Imagine you write a Prolog predicate that works perfectly when you test it with specific inputs. You deploy it. Months later, someone queries it differently—more generally—and it fails to produce results that should exist.

This happens when developers lean too heavily on "impure" constructs like the cut operator (!/0), if-then-else ((->)/2), and type-checking predicates like var/1. These tools sacrifice generality for convenience. They work great when you're thinking procedurally, but they betray the declarative promise of logic programming.

% Problematic: Using cut to "optimize"
factorial(0, 1) :- !.
factorial(N, F) :-
    N > 0,
    N1 is N - 1,
    factorial(N1, F1),
    F is N * F1.

% When queried generally: ?- factorial(N, F).
% Returns only: N = 0, F = 1
% Then fails—missing infinite valid solutions!

The declarative alternative? Use clean data structures, constraint predicates like dif/2, and higher-order meta-predicates. Your code becomes more general and testable.

The Database Mutation Trap

Early in their Prolog journey, many developers discover assertz/1 and retract/1—tools for modifying the program's knowledge base at runtime. It feels powerful. It feels flexible.

It's also a recipe for implicit dependencies and brittle code.

When you modify global state through assertion and retraction, you're creating invisible contracts. If predicates are executed in a different order than expected, they fail mysteriously. State doesn't flow through your code visibly; it hides in the global database. Testing becomes a nightmare because each test potentially leaves behind artifacts that corrupt the next test.

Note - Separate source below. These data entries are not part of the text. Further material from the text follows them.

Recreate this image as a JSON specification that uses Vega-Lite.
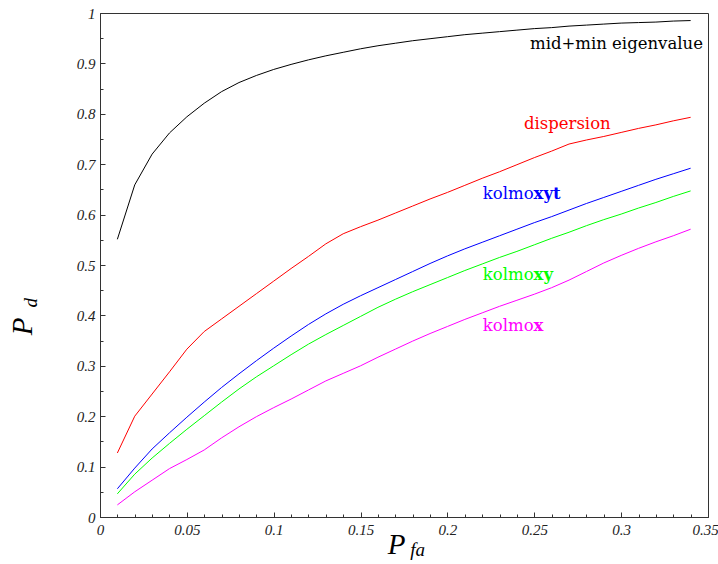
{
  "$schema": "https://vega.github.io/schema/vega-lite/v6.json",
  "width": 608,
  "height": 504,
  "autosize": {"type": "none"},
  "padding": {"left": 100, "top": 13, "right": 10, "bottom": 47},
  "background": "white",
  "config": {
    "view": {"stroke": "#333333", "strokeWidth": 1},
    "axis": {
      "grid": false,
      "domainColor": "#333333",
      "domainWidth": 1,
      "tickColor": "#333333",
      "tickWidth": 1,
      "labelFont": "Liberation Serif",
      "labelFontStyle": "italic",
      "labelFontSize": 15,
      "labelColor": "#222222",
      "titleFont": "Liberation Serif",
      "titleFontStyle": "italic",
      "titleFontWeight": "normal",
      "titleFontSize": 29,
      "titleColor": "#000000"
    }
  },
  "datasets": {
    "curves": [
      {"s":"mid+min eigenvalue","x":0.01,"y":0.551},{"s":"mid+min eigenvalue","x":0.02,"y":0.659},{"s":"mid+min eigenvalue","x":0.03,"y":0.720},{"s":"mid+min eigenvalue","x":0.04,"y":0.762},{"s":"mid+min eigenvalue","x":0.05,"y":0.794},{"s":"mid+min eigenvalue","x":0.06,"y":0.821},{"s":"mid+min eigenvalue","x":0.07,"y":0.844},{"s":"mid+min eigenvalue","x":0.08,"y":0.862},{"s":"mid+min eigenvalue","x":0.09,"y":0.876},{"s":"mid+min eigenvalue","x":0.10,"y":0.888},{"s":"mid+min eigenvalue","x":0.11,"y":0.898},{"s":"mid+min eigenvalue","x":0.12,"y":0.907},{"s":"mid+min eigenvalue","x":0.13,"y":0.915},{"s":"mid+min eigenvalue","x":0.14,"y":0.922},{"s":"mid+min eigenvalue","x":0.15,"y":0.929},{"s":"mid+min eigenvalue","x":0.16,"y":0.935},{"s":"mid+min eigenvalue","x":0.17,"y":0.940},{"s":"mid+min eigenvalue","x":0.18,"y":0.945},{"s":"mid+min eigenvalue","x":0.19,"y":0.949},{"s":"mid+min eigenvalue","x":0.20,"y":0.953},{"s":"mid+min eigenvalue","x":0.21,"y":0.957},{"s":"mid+min eigenvalue","x":0.22,"y":0.960},{"s":"mid+min eigenvalue","x":0.23,"y":0.963},{"s":"mid+min eigenvalue","x":0.24,"y":0.966},{"s":"mid+min eigenvalue","x":0.25,"y":0.969},{"s":"mid+min eigenvalue","x":0.26,"y":0.971},{"s":"mid+min eigenvalue","x":0.27,"y":0.974},{"s":"mid+min eigenvalue","x":0.28,"y":0.976},{"s":"mid+min eigenvalue","x":0.29,"y":0.978},{"s":"mid+min eigenvalue","x":0.30,"y":0.980},{"s":"mid+min eigenvalue","x":0.31,"y":0.981},{"s":"mid+min eigenvalue","x":0.32,"y":0.982},{"s":"mid+min eigenvalue","x":0.33,"y":0.984},{"s":"mid+min eigenvalue","x":0.34,"y":0.985},
      {"s":"dispersion","x":0.01,"y":0.127},{"s":"dispersion","x":0.02,"y":0.200},{"s":"dispersion","x":0.03,"y":0.244},{"s":"dispersion","x":0.04,"y":0.288},{"s":"dispersion","x":0.05,"y":0.333},{"s":"dispersion","x":0.06,"y":0.368},{"s":"dispersion","x":0.07,"y":0.393},{"s":"dispersion","x":0.08,"y":0.418},{"s":"dispersion","x":0.09,"y":0.443},{"s":"dispersion","x":0.10,"y":0.468},{"s":"dispersion","x":0.11,"y":0.493},{"s":"dispersion","x":0.12,"y":0.517},{"s":"dispersion","x":0.13,"y":0.542},{"s":"dispersion","x":0.14,"y":0.562},{"s":"dispersion","x":0.15,"y":0.576},{"s":"dispersion","x":0.16,"y":0.589},{"s":"dispersion","x":0.17,"y":0.603},{"s":"dispersion","x":0.18,"y":0.617},{"s":"dispersion","x":0.19,"y":0.631},{"s":"dispersion","x":0.20,"y":0.644},{"s":"dispersion","x":0.21,"y":0.658},{"s":"dispersion","x":0.22,"y":0.672},{"s":"dispersion","x":0.23,"y":0.685},{"s":"dispersion","x":0.24,"y":0.699},{"s":"dispersion","x":0.25,"y":0.713},{"s":"dispersion","x":0.26,"y":0.726},{"s":"dispersion","x":0.27,"y":0.740},{"s":"dispersion","x":0.28,"y":0.748},{"s":"dispersion","x":0.29,"y":0.755},{"s":"dispersion","x":0.30,"y":0.763},{"s":"dispersion","x":0.31,"y":0.771},{"s":"dispersion","x":0.32,"y":0.778},{"s":"dispersion","x":0.33,"y":0.786},{"s":"dispersion","x":0.34,"y":0.793},
      {"s":"kolmoxyt","x":0.01,"y":0.056},{"s":"kolmoxyt","x":0.02,"y":0.097},{"s":"kolmoxyt","x":0.03,"y":0.135},{"s":"kolmoxyt","x":0.04,"y":0.167},{"s":"kolmoxyt","x":0.05,"y":0.198},{"s":"kolmoxyt","x":0.06,"y":0.228},{"s":"kolmoxyt","x":0.07,"y":0.257},{"s":"kolmoxyt","x":0.08,"y":0.284},{"s":"kolmoxyt","x":0.09,"y":0.310},{"s":"kolmoxyt","x":0.10,"y":0.335},{"s":"kolmoxyt","x":0.11,"y":0.359},{"s":"kolmoxyt","x":0.12,"y":0.382},{"s":"kolmoxyt","x":0.13,"y":0.403},{"s":"kolmoxyt","x":0.14,"y":0.422},{"s":"kolmoxyt","x":0.15,"y":0.439},{"s":"kolmoxyt","x":0.16,"y":0.455},{"s":"kolmoxyt","x":0.17,"y":0.471},{"s":"kolmoxyt","x":0.18,"y":0.487},{"s":"kolmoxyt","x":0.19,"y":0.503},{"s":"kolmoxyt","x":0.20,"y":0.518},{"s":"kolmoxyt","x":0.21,"y":0.532},{"s":"kolmoxyt","x":0.22,"y":0.545},{"s":"kolmoxyt","x":0.23,"y":0.558},{"s":"kolmoxyt","x":0.24,"y":0.571},{"s":"kolmoxyt","x":0.25,"y":0.584},{"s":"kolmoxyt","x":0.26,"y":0.596},{"s":"kolmoxyt","x":0.27,"y":0.609},{"s":"kolmoxyt","x":0.28,"y":0.622},{"s":"kolmoxyt","x":0.29,"y":0.634},{"s":"kolmoxyt","x":0.30,"y":0.646},{"s":"kolmoxyt","x":0.31,"y":0.658},{"s":"kolmoxyt","x":0.32,"y":0.670},{"s":"kolmoxyt","x":0.33,"y":0.681},{"s":"kolmoxyt","x":0.34,"y":0.692},
      {"s":"kolmoxy","x":0.01,"y":0.046},{"s":"kolmoxy","x":0.02,"y":0.085},{"s":"kolmoxy","x":0.03,"y":0.117},{"s":"kolmoxy","x":0.04,"y":0.146},{"s":"kolmoxy","x":0.05,"y":0.174},{"s":"kolmoxy","x":0.06,"y":0.201},{"s":"kolmoxy","x":0.07,"y":0.228},{"s":"kolmoxy","x":0.08,"y":0.254},{"s":"kolmoxy","x":0.09,"y":0.278},{"s":"kolmoxy","x":0.10,"y":0.300},{"s":"kolmoxy","x":0.11,"y":0.322},{"s":"kolmoxy","x":0.12,"y":0.343},{"s":"kolmoxy","x":0.13,"y":0.362},{"s":"kolmoxy","x":0.14,"y":0.380},{"s":"kolmoxy","x":0.15,"y":0.398},{"s":"kolmoxy","x":0.16,"y":0.416},{"s":"kolmoxy","x":0.17,"y":0.432},{"s":"kolmoxy","x":0.18,"y":0.447},{"s":"kolmoxy","x":0.19,"y":0.461},{"s":"kolmoxy","x":0.20,"y":0.475},{"s":"kolmoxy","x":0.21,"y":0.489},{"s":"kolmoxy","x":0.22,"y":0.502},{"s":"kolmoxy","x":0.23,"y":0.515},{"s":"kolmoxy","x":0.24,"y":0.527},{"s":"kolmoxy","x":0.25,"y":0.540},{"s":"kolmoxy","x":0.26,"y":0.553},{"s":"kolmoxy","x":0.27,"y":0.565},{"s":"kolmoxy","x":0.28,"y":0.578},{"s":"kolmoxy","x":0.29,"y":0.590},{"s":"kolmoxy","x":0.30,"y":0.601},{"s":"kolmoxy","x":0.31,"y":0.613},{"s":"kolmoxy","x":0.32,"y":0.624},{"s":"kolmoxy","x":0.33,"y":0.636},{"s":"kolmoxy","x":0.34,"y":0.647},
      {"s":"kolmox","x":0.01,"y":0.024},{"s":"kolmox","x":0.02,"y":0.050},{"s":"kolmox","x":0.03,"y":0.073},{"s":"kolmox","x":0.04,"y":0.096},{"s":"kolmox","x":0.05,"y":0.114},{"s":"kolmox","x":0.06,"y":0.133},{"s":"kolmox","x":0.07,"y":0.157},{"s":"kolmox","x":0.08,"y":0.179},{"s":"kolmox","x":0.09,"y":0.199},{"s":"kolmox","x":0.10,"y":0.217},{"s":"kolmox","x":0.11,"y":0.234},{"s":"kolmox","x":0.12,"y":0.252},{"s":"kolmox","x":0.13,"y":0.270},{"s":"kolmox","x":0.14,"y":0.285},{"s":"kolmox","x":0.15,"y":0.300},{"s":"kolmox","x":0.16,"y":0.317},{"s":"kolmox","x":0.17,"y":0.333},{"s":"kolmox","x":0.18,"y":0.349},{"s":"kolmox","x":0.19,"y":0.364},{"s":"kolmox","x":0.20,"y":0.378},{"s":"kolmox","x":0.21,"y":0.392},{"s":"kolmox","x":0.22,"y":0.405},{"s":"kolmox","x":0.23,"y":0.418},{"s":"kolmox","x":0.24,"y":0.430},{"s":"kolmox","x":0.25,"y":0.442},{"s":"kolmox","x":0.26,"y":0.455},{"s":"kolmox","x":0.27,"y":0.470},{"s":"kolmox","x":0.28,"y":0.487},{"s":"kolmox","x":0.29,"y":0.504},{"s":"kolmox","x":0.30,"y":0.519},{"s":"kolmox","x":0.31,"y":0.533},{"s":"kolmox","x":0.32,"y":0.546},{"s":"kolmox","x":0.33,"y":0.558},{"s":"kolmox","x":0.34,"y":0.571}
    ],
    "labels": [
      {"s":"mid+min eigenvalue","x":0.2973,"y":0.9385,"t":"mid+min eigenvalue"},
      {"s":"dispersion","x":0.269,"y":0.780,"t":"dispersion"}
    ],
    "kolmo": [
      {"s":"kolmoxyt","x":0.2496,"y":0.641,"t":"kolmo"},
      {"s":"kolmoxy","x":0.2496,"y":0.480,"t":"kolmo"},
      {"s":"kolmox","x":0.2496,"y":0.379,"t":"kolmo"}
    ],
    "boldparts": [
      {"s":"kolmoxyt","x":0.2496,"y":0.641,"t":"xyt"},
      {"s":"kolmoxy","x":0.2496,"y":0.480,"t":"xy"},
      {"s":"kolmox","x":0.2496,"y":0.379,"t":"x"}
    ]
  },
  "layer": [
    {
      "data": {"name": "curves"},
      "mark": {"type": "line", "strokeWidth": 1, "interpolate": "linear"},
      "encoding": {
        "x": {
          "field": "x", "type": "quantitative",
          "scale": {"domain": [0, 0.35], "nice": false, "zero": false},
          "axis": {
            "title": "P",
            "titleX": 296,
            "titleY": 36,
            "titleAlign": "center",
            "titleBaseline": "alphabetic",
            "values": [0,0.01,0.02,0.03,0.04,0.05,0.06,0.07,0.08,0.09,0.1,0.11,0.12,0.13,0.14,0.15,0.16,0.17,0.18,0.19,0.2,0.21,0.22,0.23,0.24,0.25,0.26,0.27,0.28,0.29,0.3,0.31,0.32,0.33,0.34,0.35],
            "tickCount": 200,
            "format": "~g",
            "labelExpr": "round(datum.value*100) % 5 == 0 ? datum.label : ''",
            "labelOverlap": false,
            "labelFlush": false,
            "labelPadding": 10,
            "labelOffset": {"condition": {"test": "datum.value > 0.345", "value": -3}, "value": 0},
            "tickSize": {"condition": {"test": "round(datum.value*100) % 5 == 0", "value": -5}, "value": -3}
          }
        },
        "y": {
          "field": "y", "type": "quantitative",
          "scale": {"domain": [0, 1], "nice": false, "zero": false},
          "axis": {
            "title": "P",
            "titleAngle": -90,
            "titleX": -69,
            "titleY": 313,
            "titleAlign": "center",
            "titleBaseline": "alphabetic",
            "values": [0,0.05,0.1,0.15,0.2,0.25,0.3,0.35,0.4,0.45,0.5,0.55,0.6,0.65,0.7,0.75,0.8,0.85,0.9,0.95,1],
            "tickCount": 200,
            "format": "~g",
            "labelExpr": "round(datum.value*100) % 10 == 0 ? datum.label : ''",
            "labelOverlap": false,
            "labelFlush": false,
            "labelPadding": 10,
            "tickSize": {"condition": {"test": "round(datum.value*100) % 10 == 0", "value": -5}, "value": -3}
          }
        },
        "color": {
          "field": "s", "type": "nominal", "legend": null,
          "scale": {
            "domain": ["mid+min eigenvalue","dispersion","kolmoxyt","kolmoxy","kolmox"],
            "range": ["#000000","#ff0000","#0000ff","#00ff00","#ff00ff"]
          }
        },
        "detail": {"field": "s"}
      }
    },
    {
      "data": {"name": "labels"},
      "mark": {"type": "text", "font": "DejaVu Serif", "fontSize": 16.5, "baseline": "middle", "align": "center"},
      "encoding": {
        "x": {"field": "x", "type": "quantitative"},
        "y": {"field": "y", "type": "quantitative"},
        "text": {"field": "t"},
        "color": {"field": "s", "type": "nominal", "legend": null}
      }
    },
    {
      "data": {"name": "kolmo"},
      "mark": {"type": "text", "font": "DejaVu Serif", "fontSize": 16.5, "baseline": "middle", "align": "right"},
      "encoding": {
        "x": {"field": "x", "type": "quantitative"},
        "y": {"field": "y", "type": "quantitative"},
        "text": {"field": "t"},
        "color": {"field": "s", "type": "nominal", "legend": null}
      }
    },
    {
      "data": {"name": "boldparts"},
      "mark": {"type": "text", "font": "DejaVu Serif", "fontSize": 16.5, "fontWeight": "bold", "baseline": "middle", "align": "left"},
      "encoding": {
        "x": {"field": "x", "type": "quantitative"},
        "y": {"field": "y", "type": "quantitative"},
        "text": {"field": "t"},
        "color": {"field": "s", "type": "nominal", "legend": null}
      }
    },
    {
      "data": {"values": [{"x": -0.0365, "y": 0.425, "t": "d"}]},
      "mark": {"type": "text", "font": "Liberation Serif", "fontStyle": "italic", "fontSize": 19, "baseline": "alphabetic", "align": "center", "angle": 270, "color": "#000000"},
      "encoding": {
        "x": {"field": "x", "type": "quantitative"},
        "y": {"field": "y", "type": "quantitative"},
        "text": {"field": "t"}
      }
    },
    {
      "data": {"values": [{"x": 0.1828, "y": -0.0774, "t": "fa"}]},
      "mark": {"type": "text", "font": "Liberation Serif", "fontStyle": "italic", "fontSize": 19, "baseline": "alphabetic", "align": "center", "color": "#000000"},
      "encoding": {
        "x": {"field": "x", "type": "quantitative"},
        "y": {"field": "y", "type": "quantitative"},
        "text": {"field": "t"}
      }
    }
  ]
}
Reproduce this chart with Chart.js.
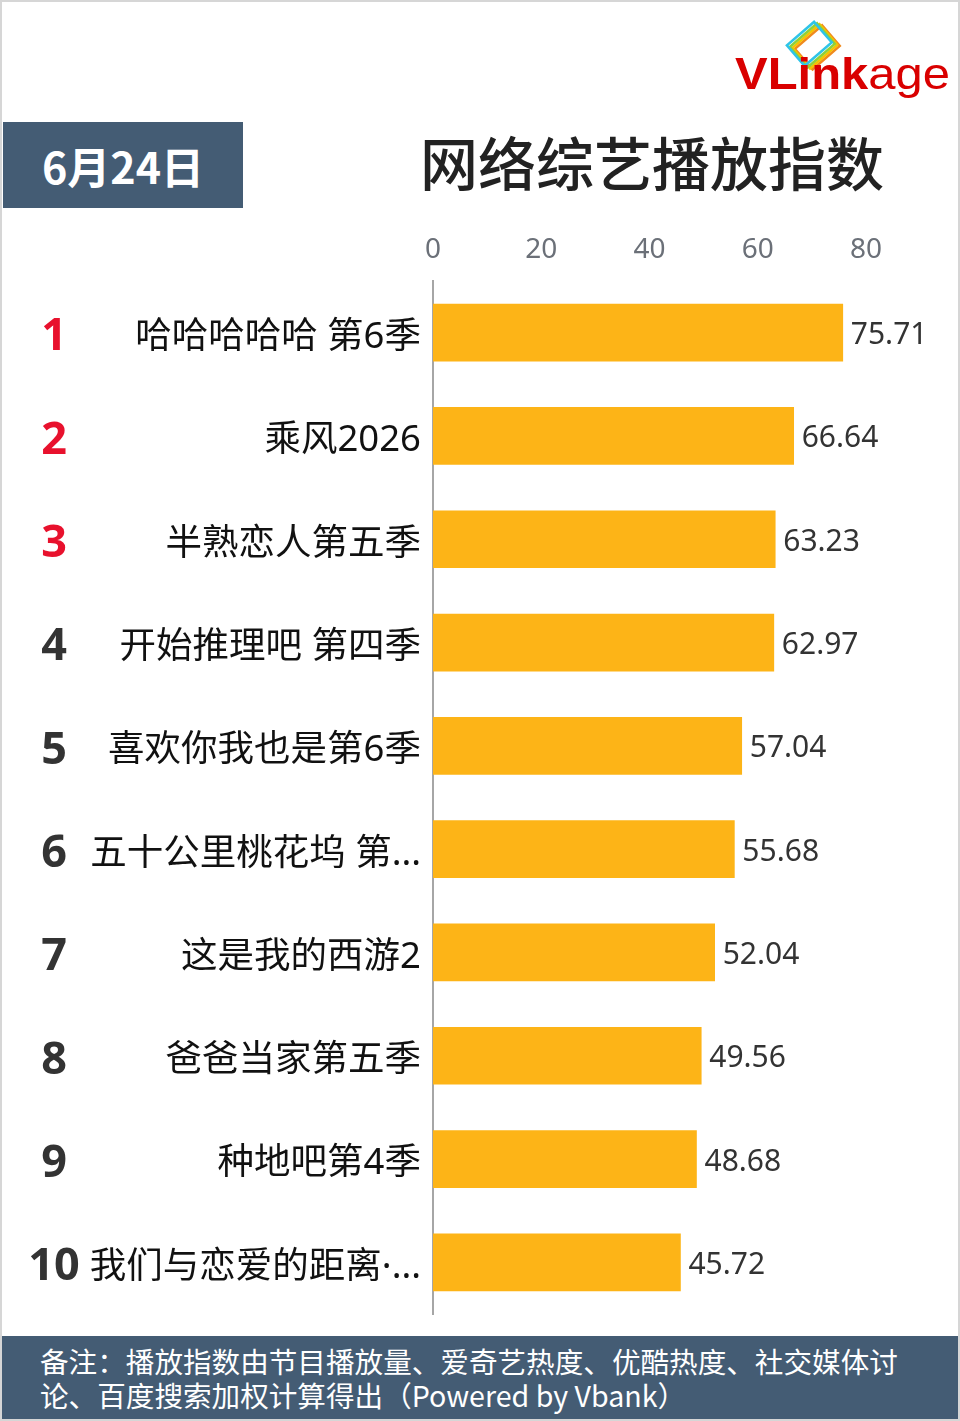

Instead, thread state through predicate arguments explicitly. Let your logic be visible in your code's structure.

The Printing Problem

Here's a mistake that catches even experienced developers:

% Anti-pattern: Mixing logic with side effects
solve_and_print :-
    solution(S),
    format("The solution is: ~q~n", [S]).

You can't test this effectively. You can't reason about the output as data. You can't reuse this code as a genuine relation. The output lives only on the terminal, not as a Prolog term your program can manipulate.

The fix is deceptively simple: separate concerns. Let your predicate describe the solution purely, and let the top-level handle presentation. If you need special formatting, describe it declaratively using tools like DCG notation. Now you can test it, reuse it, and reason about it formally.

The Outdated Constructs Problem

Prolog has evolved. Constraint Logic Programming over Finite Domains (CLP(FD)) has been available for two decades. Modern Prolog systems offer high-level abstractions that make code clearer and more powerful than low-level arithmetic predicates.

Yet some developers stick with (is)/2, (=:=)/2, and (>)/2 because "they've always worked." The cost is real: your code is harder to teach, harder to learn, and harder to understand. These low-level constructs blur the line between declarative intent and operational mechanics—a cognitive burden especially heavy for beginners.

Using constraints instead makes the declarative semantics transparent. Your code reads like a specification, not a procedure.

The Horror Factorial: A Case Study

Let's see these mistakes combined:

% The problematic version
horror_factorial(0, 1) :- !.
horror_factorial(N, F) :-
    N > 0,
    N1 is N - 1,
    horror_factorial(N1, F1),
    F is N * F1.

% Query: ?- horror_factorial(N, F).
% Result: N = 0, F = 1 [and then it stops]

This code violates three principles at once:

1. The cut operator destroys the possibility of backtracking into alternative solutions
2. Low-level arithmetic (is, >) requires both arguments to be instantiated correctly
3. No generality—it works as a function but fails as a relation

A developer expecting to query "give me all N and F where factorial(N, F) holds" gets burned.

Building Better Prolog Code

The path to robust Prolog is straightforward:

• Prefer declarative patterns over imperative tricks. Use constraints and meta-predicates instead of cuts and type checks.
• Keep state explicit. Thread it through arguments or use context notation.
• Separate logic from presentation. Describe solutions purely; let the top-level handle display.
• Embrace modern constructs. CLP(FD) and other high-level tools exist because they work better.

Write Prolog code that answers the most general query, that reads like a specification, and that remains true to the logic programming paradigm. That's when Prolog reveals its true power—and when maintenance becomes a pleasure instead of a nightmare.